▸ Your instructions
Output the full listing below exactly as it reads, and skip anything that is a picture.
== == ==
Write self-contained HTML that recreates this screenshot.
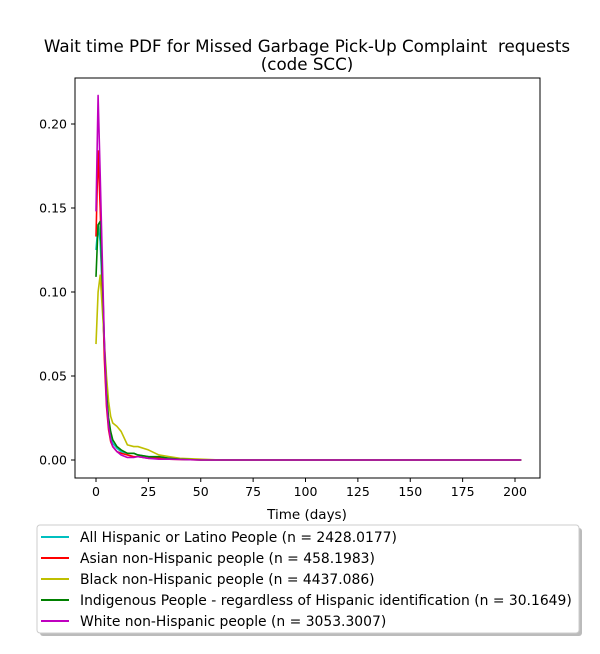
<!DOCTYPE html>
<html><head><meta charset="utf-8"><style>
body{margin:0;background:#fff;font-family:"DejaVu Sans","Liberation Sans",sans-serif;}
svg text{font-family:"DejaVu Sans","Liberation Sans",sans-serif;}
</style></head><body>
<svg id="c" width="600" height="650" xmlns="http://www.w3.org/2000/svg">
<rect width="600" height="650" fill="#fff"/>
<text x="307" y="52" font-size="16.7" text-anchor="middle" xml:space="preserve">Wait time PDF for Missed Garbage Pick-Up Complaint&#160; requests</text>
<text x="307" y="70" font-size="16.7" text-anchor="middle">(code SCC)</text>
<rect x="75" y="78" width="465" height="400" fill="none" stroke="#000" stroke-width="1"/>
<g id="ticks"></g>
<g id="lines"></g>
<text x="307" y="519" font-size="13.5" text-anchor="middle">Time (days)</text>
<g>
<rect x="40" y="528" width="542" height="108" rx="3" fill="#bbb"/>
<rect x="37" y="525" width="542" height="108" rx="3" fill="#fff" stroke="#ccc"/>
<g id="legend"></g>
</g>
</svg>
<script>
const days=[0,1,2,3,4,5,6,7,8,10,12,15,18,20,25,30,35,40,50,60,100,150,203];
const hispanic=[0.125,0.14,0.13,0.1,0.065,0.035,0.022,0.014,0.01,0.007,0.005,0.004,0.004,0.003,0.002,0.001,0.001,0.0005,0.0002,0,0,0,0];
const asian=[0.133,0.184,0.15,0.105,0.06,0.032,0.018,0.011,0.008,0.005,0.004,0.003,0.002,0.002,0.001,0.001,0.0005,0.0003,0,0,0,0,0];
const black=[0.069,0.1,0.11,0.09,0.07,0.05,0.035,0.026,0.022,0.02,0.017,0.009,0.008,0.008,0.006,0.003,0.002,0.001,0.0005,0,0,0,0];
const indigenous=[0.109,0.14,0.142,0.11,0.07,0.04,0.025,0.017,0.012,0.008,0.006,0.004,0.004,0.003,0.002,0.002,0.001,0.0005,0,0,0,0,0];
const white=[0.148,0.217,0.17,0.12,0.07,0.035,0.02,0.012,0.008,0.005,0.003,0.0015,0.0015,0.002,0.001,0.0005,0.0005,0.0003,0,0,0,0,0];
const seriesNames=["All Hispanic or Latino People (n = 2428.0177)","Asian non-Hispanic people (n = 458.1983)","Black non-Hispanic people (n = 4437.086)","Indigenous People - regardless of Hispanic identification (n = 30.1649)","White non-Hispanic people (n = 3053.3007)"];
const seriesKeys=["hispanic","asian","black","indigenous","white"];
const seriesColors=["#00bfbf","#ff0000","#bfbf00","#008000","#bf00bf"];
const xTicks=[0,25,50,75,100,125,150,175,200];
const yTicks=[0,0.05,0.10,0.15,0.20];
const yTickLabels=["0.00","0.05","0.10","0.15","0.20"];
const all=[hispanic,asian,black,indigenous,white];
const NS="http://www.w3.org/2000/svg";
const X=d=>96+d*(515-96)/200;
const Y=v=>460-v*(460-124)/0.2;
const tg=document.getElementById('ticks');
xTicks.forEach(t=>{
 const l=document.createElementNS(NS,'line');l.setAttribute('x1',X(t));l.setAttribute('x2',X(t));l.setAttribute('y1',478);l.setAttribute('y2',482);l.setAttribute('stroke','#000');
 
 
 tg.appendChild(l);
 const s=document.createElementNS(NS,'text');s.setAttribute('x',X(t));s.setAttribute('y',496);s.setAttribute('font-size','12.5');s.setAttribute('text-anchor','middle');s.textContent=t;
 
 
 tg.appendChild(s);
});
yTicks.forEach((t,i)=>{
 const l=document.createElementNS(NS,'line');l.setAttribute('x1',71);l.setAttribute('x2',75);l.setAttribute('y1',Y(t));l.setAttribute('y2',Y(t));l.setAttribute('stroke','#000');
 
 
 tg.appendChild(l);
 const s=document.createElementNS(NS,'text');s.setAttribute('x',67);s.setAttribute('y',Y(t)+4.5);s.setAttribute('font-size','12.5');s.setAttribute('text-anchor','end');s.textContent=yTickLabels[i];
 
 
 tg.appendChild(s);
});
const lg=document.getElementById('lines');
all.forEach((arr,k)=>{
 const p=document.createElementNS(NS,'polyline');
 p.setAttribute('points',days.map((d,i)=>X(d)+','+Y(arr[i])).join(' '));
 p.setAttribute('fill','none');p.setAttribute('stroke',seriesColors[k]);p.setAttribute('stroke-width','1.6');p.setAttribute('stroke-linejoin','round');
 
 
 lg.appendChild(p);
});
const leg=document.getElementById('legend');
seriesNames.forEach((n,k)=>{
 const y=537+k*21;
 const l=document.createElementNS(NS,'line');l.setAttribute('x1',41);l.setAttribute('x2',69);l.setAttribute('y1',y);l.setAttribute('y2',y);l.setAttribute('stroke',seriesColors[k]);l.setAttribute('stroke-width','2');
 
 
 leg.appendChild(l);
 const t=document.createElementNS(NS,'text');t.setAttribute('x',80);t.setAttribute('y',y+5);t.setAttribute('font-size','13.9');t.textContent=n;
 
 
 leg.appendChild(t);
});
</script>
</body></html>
== == ==
▸ Response for this exercise
Write self-contained HTML that recreates this screenshot.
<!DOCTYPE html>
<html><head><meta charset="utf-8"><style>
body{margin:0;background:#fff;font-family:"DejaVu Sans","Liberation Sans",sans-serif;}
svg text{font-family:"DejaVu Sans","Liberation Sans",sans-serif;}
</style></head><body>
<svg id="c" width="600" height="650" xmlns="http://www.w3.org/2000/svg">
<rect width="600" height="650" fill="#fff"/>
<text x="307" y="52" font-size="16.7" text-anchor="middle" xml:space="preserve">Wait time PDF for Missed Garbage Pick-Up Complaint&#160; requests</text>
<text x="307" y="70" font-size="16.7" text-anchor="middle">(code SCC)</text>
<rect x="75" y="78" width="465" height="400" fill="none" stroke="#000" stroke-width="1"/>
<g id="ticks"></g>
<g id="lines"></g>
<text x="307" y="519" font-size="13.5" text-anchor="middle">Time (days)</text>
<g>
<rect x="40" y="528" width="542" height="108" rx="3" fill="#bbb"/>
<rect x="37" y="525" width="542" height="108" rx="3" fill="#fff" stroke="#ccc"/>
<g id="legend"></g>
</g>
</svg>
<script>
const days=[0,1,2,3,4,5,6,7,8,10,12,15,18,20,25,30,35,40,50,60,100,150,203];
const hispanic=[0.125,0.14,0.13,0.1,0.065,0.035,0.022,0.014,0.01,0.007,0.005,0.004,0.004,0.003,0.002,0.001,0.001,0.0005,0.0002,0,0,0,0];
const asian=[0.133,0.184,0.15,0.105,0.06,0.032,0.018,0.011,0.008,0.005,0.004,0.003,0.002,0.002,0.001,0.001,0.0005,0.0003,0,0,0,0,0];
const black=[0.069,0.1,0.11,0.09,0.07,0.05,0.035,0.026,0.022,0.02,0.017,0.009,0.008,0.008,0.006,0.003,0.002,0.001,0.0005,0,0,0,0];
const indigenous=[0.109,0.14,0.142,0.11,0.07,0.04,0.025,0.017,0.012,0.008,0.006,0.004,0.004,0.003,0.002,0.002,0.001,0.0005,0,0,0,0,0];
const white=[0.148,0.217,0.17,0.12,0.07,0.035,0.02,0.012,0.008,0.005,0.003,0.0015,0.0015,0.002,0.001,0.0005,0.0005,0.0003,0,0,0,0,0];
const seriesNames=["All Hispanic or Latino People (n = 2428.0177)","Asian non-Hispanic people (n = 458.1983)","Black non-Hispanic people (n = 4437.086)","Indigenous People - regardless of Hispanic identification (n = 30.1649)","White non-Hispanic people (n = 3053.3007)"];
const seriesKeys=["hispanic","asian","black","indigenous","white"];
const seriesColors=["#00bfbf","#ff0000","#bfbf00","#008000","#bf00bf"];
const xTicks=[0,25,50,75,100,125,150,175,200];
const yTicks=[0,0.05,0.10,0.15,0.20];
const yTickLabels=["0.00","0.05","0.10","0.15","0.20"];
const all=[hispanic,asian,black,indigenous,white];
const NS="http://www.w3.org/2000/svg";
const X=d=>96+d*(515-96)/200;
const Y=v=>460-v*(460-124)/0.2;
const tg=document.getElementById('ticks');
xTicks.forEach(t=>{
 const l=document.createElementNS(NS,'line');l.setAttribute('x1',X(t));l.setAttribute('x2',X(t));l.setAttribute('y1',478);l.setAttribute('y2',482);l.setAttribute('stroke','#000');
 
 
 tg.appendChild(l);
 const s=document.createElementNS(NS,'text');s.setAttribute('x',X(t));s.setAttribute('y',496);s.setAttribute('font-size','12.5');s.setAttribute('text-anchor','middle');s.textContent=t;
 
 
 tg.appendChild(s);
});
yTicks.forEach((t,i)=>{
 const l=document.createElementNS(NS,'line');l.setAttribute('x1',71);l.setAttribute('x2',75);l.setAttribute('y1',Y(t));l.setAttribute('y2',Y(t));l.setAttribute('stroke','#000');
 
 
 tg.appendChild(l);
 const s=document.createElementNS(NS,'text');s.setAttribute('x',67);s.setAttribute('y',Y(t)+4.5);s.setAttribute('font-size','12.5');s.setAttribute('text-anchor','end');s.textContent=yTickLabels[i];
 
 
 tg.appendChild(s);
});
const lg=document.getElementById('lines');
all.forEach((arr,k)=>{
 const p=document.createElementNS(NS,'polyline');
 p.setAttribute('points',days.map((d,i)=>X(d)+','+Y(arr[i])).join(' '));
 p.setAttribute('fill','none');p.setAttribute('stroke',seriesColors[k]);p.setAttribute('stroke-width','1.6');p.setAttribute('stroke-linejoin','round');
 
 
 lg.appendChild(p);
});
const leg=document.getElementById('legend');
seriesNames.forEach((n,k)=>{
 const y=537+k*21;
 const l=document.createElementNS(NS,'line');l.setAttribute('x1',41);l.setAttribute('x2',69);l.setAttribute('y1',y);l.setAttribute('y2',y);l.setAttribute('stroke',seriesColors[k]);l.setAttribute('stroke-width','2');
 
 
 leg.appendChild(l);
 const t=document.createElementNS(NS,'text');t.setAttribute('x',80);t.setAttribute('y',y+5);t.setAttribute('font-size','13.9');t.textContent=n;
 
 
 leg.appendChild(t);
});
</script>
</body></html>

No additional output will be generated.